-- start --
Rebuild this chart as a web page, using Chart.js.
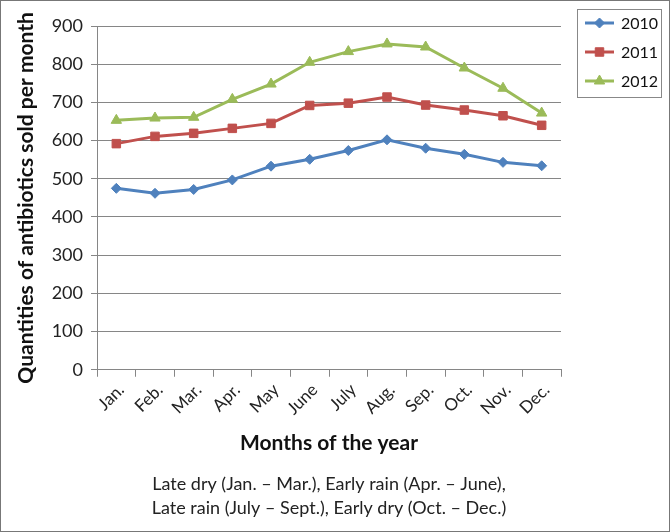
<!DOCTYPE html>
<html>
<head>
<meta charset="utf-8">
<script src="https://cdn.jsdelivr.net/npm/chart.js@4.4.1/dist/chart.umd.min.js"></script>
<style>
  body { margin: 0; background: #fff; }
  canvas { display: block; }
</style>
</head>
<body>
<canvas id="chart" width="670" height="532"></canvas>
<script>
// data
const months = ['Jan.', 'Feb.', 'Mar.', 'Apr.', 'May', 'June', 'July', 'Aug.', 'Sep.', 'Oct.', 'Nov.', 'Dec.'];
const years = ['2010', '2011', '2012'];
const sales2010 = [475, 462, 472, 497, 533, 551, 574, 602, 580, 564, 543, 534];
const sales2011 = [592, 611, 619, 632, 645, 692, 698, 714, 693, 680, 665, 640];
const sales2012 = [653, 659, 661, 708, 748, 805, 833, 853, 845, 790, 737, 672];
const yTicks = [0, 100, 200, 300, 400, 500, 600, 700, 800, 900];

const FONT = 'Lato, "Open Sans", sans-serif';
const GRID = '#868686';

function series(label, data, color, style, radius) {
  return {
    label: label,
    data: data,
    borderColor: color,
    backgroundColor: color,
    borderWidth: 3,
    pointStyle: style,
    pointRadius: radius,
    pointHoverRadius: radius,
    pointBorderWidth: 1,
    pointBorderColor: color,
    tension: 0
  };
}

// legend box on the right, line + marker per series
const boxLegend = {
  id: 'boxLegend',
  afterDraw(chart) {
    const c = chart.ctx;
    c.save();
    c.strokeStyle = '#888';
    c.lineWidth = 1;
    c.strokeRect(577.5, 9.5, 84, 88);
    chart.data.datasets.forEach((ds, i) => {
      const y = 23 + i * 29;
      c.strokeStyle = ds.borderColor;
      c.lineWidth = 3;
      c.beginPath();
      c.moveTo(585, y);
      c.lineTo(614, y);
      c.stroke();
      c.fillStyle = ds.backgroundColor;
      c.lineWidth = 1;
      Chart.helpers.drawPoint(c, { pointStyle: ds.pointStyle, radius: ds.pointRadius, borderWidth: 1 }, 599.5, y);
      c.fillStyle = '#111';
      c.font = '16px ' + FONT;
      c.textBaseline = 'middle';
      c.fillText(ds.label, 621, y + 1);
    });
    // outer frame of the figure
    c.strokeStyle = '#777';
    c.lineWidth = 1;
    c.strokeRect(0.5, 0.5, 669, 531);
    c.restore();
  }
};

new Chart(document.getElementById('chart'), {
  type: 'line',
  data: {
    labels: months,
    datasets: [
      series(years[0], sales2010, '#4F81BD', 'rectRot', 5),
      series(years[1], sales2011, '#C0504D', 'rect', 6),
      series(years[2], sales2012, '#9BBB59', 'triangle', 6)
    ]
  },
  options: {
    responsive: false,
    devicePixelRatio: 1,
    animation: false,
    layout: { padding: { top: 26, right: 109, bottom: 12, left: 11 } },
    plugins: {
      legend: { display: false },
      tooltip: { enabled: false },
      subtitle: {
        display: true,
        position: 'bottom',
        fullSize: false,
        text: ['Late dry (Jan. \u2013 Mar.), Early rain (Apr. \u2013 June),',
               'Late rain (July \u2013 Sept.), Early dry (Oct. \u2013 Dec.)'],
        color: '#222',
        font: { family: FONT, size: 18, lineHeight: 1.34 },
        padding: 0
      }
    },
    scales: {
      x: {
        offset: true,
        afterFit: s => { s.height = 102; },
        grid: {
          offset: true,
          drawOnChartArea: true,
          color: ctx => ctx.index === months.length ? GRID : 'rgba(0,0,0,0)',
          tickColor: GRID,
          tickLength: 7
        },
        border: { color: GRID, width: 1 },
        ticks: {
          color: '#222',
          font: { family: FONT, size: 17 },
          minRotation: 45,
          maxRotation: 45,
          labelOffset: 5,
          padding: 3
        },
        title: {
          display: true,
          text: 'Months of the year',
          color: '#111',
          font: { family: FONT, size: 21, weight: 'bold' },
          padding: { top: 0, bottom: 16 }
        }
      },
      y: {
        min: 0,
        max: 900,
        afterFit: s => { s.width = 86; },
        afterBuildTicks: s => { s.ticks = yTicks.map(v => ({ value: v })); },
        grid: { color: GRID, tickColor: GRID, tickLength: 6 },
        border: { color: GRID, width: 1 },
        ticks: {
          color: '#222',
          font: { family: FONT, size: 18 },
          padding: 8
        },
        title: {
          display: true,
          text: 'Quantities of antibiotics sold per month',
          color: '#111',
          font: { family: FONT, size: 21, weight: 'bold' },
          padding: { top: 3, bottom: 4 }
        }
      }
    }
  },
  plugins: [boxLegend]
});
</script>
</body>
</html>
-- end --
— GOAL OF THE EXERCISE —
The data above should be repeated exactly, minus any pictures.

— OUTPUT OF THE TASK —
Rebuild this chart as a web page, using Chart.js.
<!DOCTYPE html>
<html>
<head>
<meta charset="utf-8">
<script src="https://cdn.jsdelivr.net/npm/chart.js@4.4.1/dist/chart.umd.min.js"></script>
<style>
  body { margin: 0; background: #fff; }
  canvas { display: block; }
</style>
</head>
<body>
<canvas id="chart" width="670" height="532"></canvas>
<script>
// data
const months = ['Jan.', 'Feb.', 'Mar.', 'Apr.', 'May', 'June', 'July', 'Aug.', 'Sep.', 'Oct.', 'Nov.', 'Dec.'];
const years = ['2010', '2011', '2012'];
const sales2010 = [475, 462, 472, 497, 533, 551, 574, 602, 580, 564, 543, 534];
const sales2011 = [592, 611, 619, 632, 645, 692, 698, 714, 693, 680, 665, 640];
const sales2012 = [653, 659, 661, 708, 748, 805, 833, 853, 845, 790, 737, 672];
const yTicks = [0, 100, 200, 300, 400, 500, 600, 700, 800, 900];

const FONT = 'Lato, "Open Sans", sans-serif';
const GRID = '#868686';

function series(label, data, color, style, radius) {
  return {
    label: label,
    data: data,
    borderColor: color,
    backgroundColor: color,
    borderWidth: 3,
    pointStyle: style,
    pointRadius: radius,
    pointHoverRadius: radius,
    pointBorderWidth: 1,
    pointBorderColor: color,
    tension: 0
  };
}

// legend box on the right, line + marker per series
const boxLegend = {
  id: 'boxLegend',
  afterDraw(chart) {
    const c = chart.ctx;
    c.save();
    c.strokeStyle = '#888';
    c.lineWidth = 1;
    c.strokeRect(577.5, 9.5, 84, 88);
    chart.data.datasets.forEach((ds, i) => {
      const y = 23 + i * 29;
      c.strokeStyle = ds.borderColor;
      c.lineWidth = 3;
      c.beginPath();
      c.moveTo(585, y);
      c.lineTo(614, y);
      c.stroke();
      c.fillStyle = ds.backgroundColor;
      c.lineWidth = 1;
      Chart.helpers.drawPoint(c, { pointStyle: ds.pointStyle, radius: ds.pointRadius, borderWidth: 1 }, 599.5, y);
      c.fillStyle = '#111';
      c.font = '16px ' + FONT;
      c.textBaseline = 'middle';
      c.fillText(ds.label, 621, y + 1);
    });
    // outer frame of the figure
    c.strokeStyle = '#777';
    c.lineWidth = 1;
    c.strokeRect(0.5, 0.5, 669, 531);
    c.restore();
  }
};

new Chart(document.getElementById('chart'), {
  type: 'line',
  data: {
    labels: months,
    datasets: [
      series(years[0], sales2010, '#4F81BD', 'rectRot', 5),
      series(years[1], sales2011, '#C0504D', 'rect', 6),
      series(years[2], sales2012, '#9BBB59', 'triangle', 6)
    ]
  },
  options: {
    responsive: false,
    devicePixelRatio: 1,
    animation: false,
    layout: { padding: { top: 26, right: 109, bottom: 12, left: 11 } },
    plugins: {
      legend: { display: false },
      tooltip: { enabled: false },
      subtitle: {
        display: true,
        position: 'bottom',
        fullSize: false,
        text: ['Late dry (Jan. \u2013 Mar.), Early rain (Apr. \u2013 June),',
               'Late rain (July \u2013 Sept.), Early dry (Oct. \u2013 Dec.)'],
        color: '#222',
        font: { family: FONT, size: 18, lineHeight: 1.34 },
        padding: 0
      }
    },
    scales: {
      x: {
        offset: true,
        afterFit: s => { s.height = 102; },
        grid: {
          offset: true,
          drawOnChartArea: true,
          color: ctx => ctx.index === months.length ? GRID : 'rgba(0,0,0,0)',
          tickColor: GRID,
          tickLength: 7
        },
        border: { color: GRID, width: 1 },
        ticks: {
          color: '#222',
          font: { family: FONT, size: 17 },
          minRotation: 45,
          maxRotation: 45,
          labelOffset: 5,
          padding: 3
        },
        title: {
          display: true,
          text: 'Months of the year',
          color: '#111',
          font: { family: FONT, size: 21, weight: 'bold' },
          padding: { top: 0, bottom: 16 }
        }
      },
      y: {
        min: 0,
        max: 900,
        afterFit: s => { s.width = 86; },
        afterBuildTicks: s => { s.ticks = yTicks.map(v => ({ value: v })); },
        grid: { color: GRID, tickColor: GRID, tickLength: 6 },
        border: { color: GRID, width: 1 },
        ticks: {
          color: '#222',
          font: { family: FONT, size: 18 },
          padding: 8
        },
        title: {
          display: true,
          text: 'Quantities of antibiotics sold per month',
          color: '#111',
          font: { family: FONT, size: 21, weight: 'bold' },
          padding: { top: 3, bottom: 4 }
        }
      }
    }
  },
  plugins: [boxLegend]
});
</script>
</body>
</html>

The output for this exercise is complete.